The grass is definitely greener on the consumer side of the fence in 2010. Companies that have built their businesses on their ability to sell to the enterprise, or that are a step or two removed from direct access to the consumer, are looking for a the gate through the fence. Increasingly mobile is that gate, and it appears that Intel thinks McAfee is their best shot at getting over there.
It is much more fun as a writer to be negative on announcements like this -- and the business press is having their share of fun with Intel. Anyone that wants the business press to be positive should remember not to surprise them. A few good leaks will get some of the journalists onto your side ahead of the announcement.
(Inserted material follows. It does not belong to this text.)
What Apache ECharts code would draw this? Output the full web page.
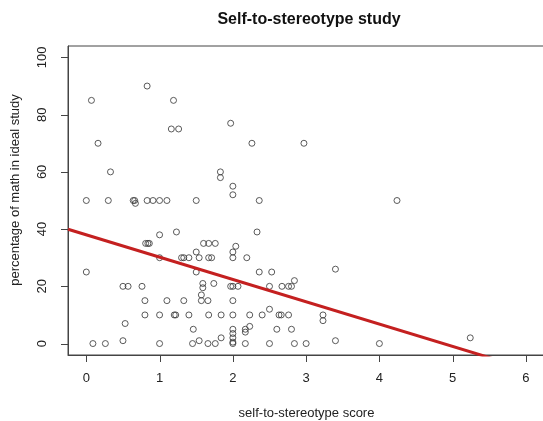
<!DOCTYPE html>
<html>
<head>
<meta charset="utf-8">
<script src="https://cdn.jsdelivr.net/npm/echarts@6/dist/echarts.min.js"></script>
<style>
  html, body { margin: 0; padding: 0; background: #fff; }
  #chart { width: 543px; height: 421px; }
</style>
</head>
<body>
<div id="chart"></div>
<script>
// self-to-stereotype score
const scoreX = [
  0.07, 0.83, 1.19, 1.16, 1.26, 0.16, 0.33, 1.83, 1.83, 2.0,
  2.0, 1.97, 2.26, 2.97, 2.36, 4.24, 0.0, 0.30, 0.64, 0.66,
  0.67, 0.83, 0.91, 1.0, 1.1, 1.5, 2.33, 2.04, 2.0, 2.0,
  2.19, 2.36, 2.53, 3.40, 2.84, 1.97, 2.0, 2.07, 2.50, 2.67,
  2.76, 2.80, 2.0, 2.0, 2.23, 2.40, 2.63, 2.66, 2.76, 2.50,
  3.23, 3.23, 2.23, 2.17, 2.17, 2.6, 2.8, 2.0, 2.0, 2.0,
  2.0, 2.0, 2.17, 2.5, 2.84, 3.0, 3.40, 4.0, 5.24, 1.0,
  1.23, 0.81, 0.84, 0.86, 1.6, 1.67, 1.76, 1.5, 1.0, 1.30,
  1.33, 1.40, 1.54, 1.67, 1.71, 0.0, 1.5, 0.5, 0.57, 0.76,
  1.59, 1.59, 1.74, 1.57, 0.80, 1.1, 1.33, 1.57, 1.66, 0.80,
  1.0, 1.20, 1.22, 1.40, 1.67, 1.84, 0.53, 1.46, 0.5, 0.09,
  0.26, 1.0, 1.45, 1.54, 1.66, 1.76, 1.84
];
// percentage of math in ideal study
const mathPct = [
  85, 90, 85, 75, 75, 70, 60, 60, 58, 55,
  52, 77, 70, 70, 50, 50, 50, 50, 50, 50,
  49, 50, 50, 50, 50, 50, 39, 34, 32, 30,
  30, 25, 25, 26, 22, 20, 20, 20, 20, 20,
  20, 20, 15, 10, 10, 10, 10, 10, 10, 12,
  10, 8, 6, 5, 4, 5, 5, 5, 3.5, 2,
  0.5, 0, 0, 0, 0, 0, 1, 0, 2, 38,
  39, 35, 35, 35, 35, 35, 35, 32, 30, 30,
  30, 30, 30, 30, 30, 25, 25, 20, 20, 20,
  21, 19.5, 21, 17, 15, 15, 15, 15, 15, 10,
  10, 10, 10, 10, 10, 10, 7, 5, 1, 0,
  0, 0, 0, 1, 0, 0, 2
];
const xTicks = [0, 1, 2, 3, 4, 5, 6];
const yTicks = [0, 20, 40, 60, 80, 100];
// fitted line: intercept and slope
const fitIntercept = 38.0;
const fitSlope = -7.8;
const xRange = [-0.25, 6.26];
const yRange = [-4, 104];

const points = scoreX.map((x, i) => [x, mathPct[i]]);
const fitLine = xRange.map(x => [x, fitIntercept + fitSlope * x]);

const font = "Liberation Sans, Arial, sans-serif";
const tickLine = { color: "#444", width: 1 };
const chart = echarts.init(document.getElementById("chart"));
chart.setOption({
  animation: false,
  backgroundColor: "#fff",
  title: {
    text: "Self-to-stereotype study",
    left: 304,
    top: 7,
    textAlign: "center",
    textStyle: { fontFamily: font, fontSize: 16, fontWeight: "bold", color: "#111" }
  },
  grid: {
    left: 68, top: 46, width: 477, height: 309,
    outerBoundsMode: "none",
    show: true, borderColor: "#444", borderWidth: 1, backgroundColor: "transparent"
  },
  xAxis: {
    type: "value",
    position: "bottom",
    min: xRange[0], max: xRange[1],
    name: "self-to-stereotype score",
    nameLocation: "middle",
    nameGap: 52,
    nameTextStyle: { fontFamily: font, fontSize: 13, color: "#222" },
    axisLine: { show: true, onZero: false, lineStyle: tickLine },
    axisTick: { show: false },
    axisLabel: { fontFamily: font, fontSize: 13, color: "#222", margin: 17, customValues: xTicks },
    splitLine: { show: false }
  },
  yAxis: {
    type: "value",
    position: "left",
    min: yRange[0], max: yRange[1],
    axisLine: { show: true, onZero: false, lineStyle: tickLine },
    axisTick: { show: false },
    axisLabel: {
      fontFamily: font, fontSize: 13, color: "#222", rotate: 90,
      align: "center", verticalAlign: "bottom", margin: 19, customValues: yTicks
    },
    splitLine: { show: false }
  },
  series: [
    {
      type: "scatter",
      data: points,
      symbol: "circle",
      symbolSize: 6,
      itemStyle: { color: "rgba(0,0,0,0)", borderColor: "#333", borderWidth: 1 }
    },
    {
      type: "line",
      data: fitLine,
      symbol: "none",
      clip: true,
      lineStyle: { color: "#c42020", width: 3 },
      z: 3
    }
  ]
});

// outward tick marks, placed through the axes' own scales
const snap = v => Math.round(v) + 0.5;
const tickEls = [];
xTicks.forEach(v => {
  const p = chart.convertToPixel({ gridIndex: 0 }, [v, yRange[0]]);
  tickEls.push({
    type: "line", silent: true,
    shape: { x1: snap(p[0]), y1: p[1], x2: snap(p[0]), y2: p[1] + 7 },
    style: { stroke: "#444", lineWidth: 1 }
  });
});
yTicks.forEach(v => {
  const p = chart.convertToPixel({ gridIndex: 0 }, [xRange[0], v]);
  tickEls.push({
    type: "line", silent: true,
    shape: { x1: p[0] - 7, y1: snap(p[1]), x2: p[0], y2: snap(p[1]) },
    style: { stroke: "#444", lineWidth: 1 }
  });
});
chart.setOption({
  graphic: [{
    type: "text",
    x: 15, y: 190,
    rotation: Math.PI / 2,
    style: {
      text: "percentage of math in ideal study",
      font: "13px " + font,
      fill: "#222",
      align: "center",
      verticalAlign: "middle"
    }
  }].concat(tickEls)
});
</script>
</body>
</html>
With the exception of Steve Jobs, who gets to play by a different set of rules, scoop equals page views, page views equals happy writers, happy writers equals "this is a brilliant idea".
Intel depends on the PC makers to get its chips to market and has managed to dominate that business over the years through business tactics that just keep getting them in trouble with the Justice department and the EU. The top PC makers in the world control over half of the sales of new PCs including HP (18%), Dell (13%), Acer (12%), Lenovo (10%), and Asus and Toshiba tied (5% each). The industry is on the rebound, up 22% in Q2, so everyone is growing. However, HP and Dell are growing only slightly, and the other guys are smokin' with growth rates up to 87% (Asus).
The deal to buy McAfee may or may not be a good idea, but it does signal Intel's concern over its traditional route to market, and its corresponding desire to find a new route. Their best domestic friends are getting pounded by the guys in Asia, and they are increasingly prevented from pulling monopolistic stunts, so I would guess there will be more deals to follow.